In her § 1983 complaint, plaintiff alleged that in February 1999, an Oklahoma City policeman, Officer Cormack, used unconstitutionally excessive force against her in removing her from a courtroom, and that the Oklahoma City Police Department, its mayor and former police chief were liable for Officer Comack's conduct. Plaintiff was convicted for assaulting Officer Cormack as a result of the February 1999 courtroom incident, and her complaint alleges that the conviction was obtained because a witness against her, defendant Donald Jackson, committed perjury.
The complaint was referred to a magistrate judge, who ordered plaintiff to show cause why her complaint should not be summarily dismissed under 28 U.S.C. § 1915(e)(2)(B)(ii), and § 1915A. After considering plaintiff's response, the magistrate judge issued a report recommending that the complaint be dismissed, which was the adopted by the district court.
We review a § 1915 dismissal for failure to state a claim de novo, accepting all allegations in the complaint as true and construing them in the light most favorable to the plaintiff. See Perkins v. Kan. Dep't of Corr., 165 F.3d 803, 806 (10th Cir. 1999). "Dismissal of a pro se complaint for failure to state a claim is proper only where it is obvious that the plaintiff cannot prevail on the facts he has alleged and it would be futile to give him an opportunity to amend." Id.
We have reviewed the complaint, as well as plaintiff's response to the show cause order, her objections to the magistrate judge's report and recommendation and her arguments on appeal. We conclude from our review of the record that all of plaintiff's claims against all of the defendants involve allegations of unconstitutional conduct occurring more than two years prior to the filing of the complaint and are, therefore, barred by the two-year statute of limitations applicable to § 1983 claims brought in Oklahoma. See Price v. Philpot, 420 F.3d 1158, 1162 (10th Cir. 2005) (holding that Oklahoma's two-year statute of limitations applies to § 1983 cases arising in that state). Accordingly, the district court properly dismissed the action for failure to state a claim on which relief may be granted under § 1915(e). Because we uphold the district court's dismissal of the complaint on statute of limitation grounds, we need not address its additional and alternative grounds for dismissing plaintiff's complaint.

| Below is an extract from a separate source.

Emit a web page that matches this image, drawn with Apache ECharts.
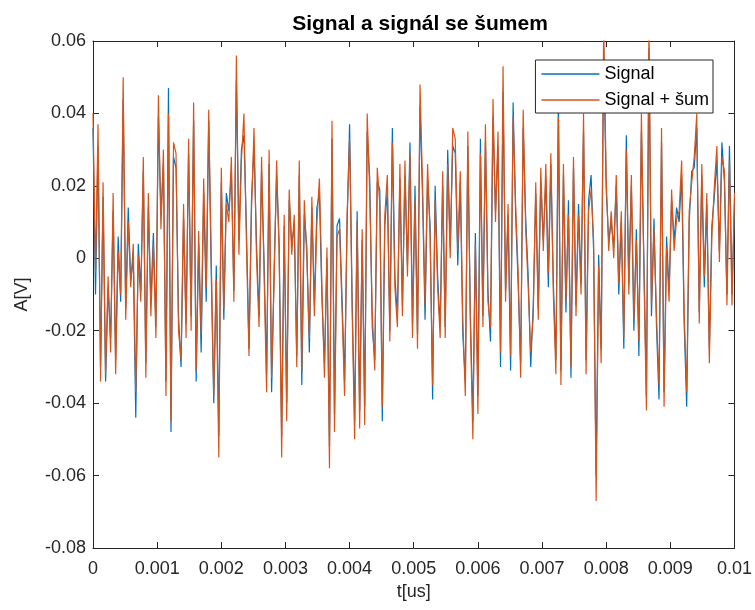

The judgment of the district court is AFFIRMED.
Entered for the Court
Michael R. Murphy
*. This order and judgment is not binding precedent, except under the doctrines of law of the case, res judicata, and collateral estoppel. The court generally disfavors the citation of orders and judgments; nevertheless, an order and judgment may be cited under the terms and conditions of 10th Cir. R. 36.3.
1. Plaintiff may have been confused by the district court's order of dismissal, which incorrectly characterized plaintiff's § 1983 complaint as an action seeking habeas corpus relief. R. Doc. 27, at 1.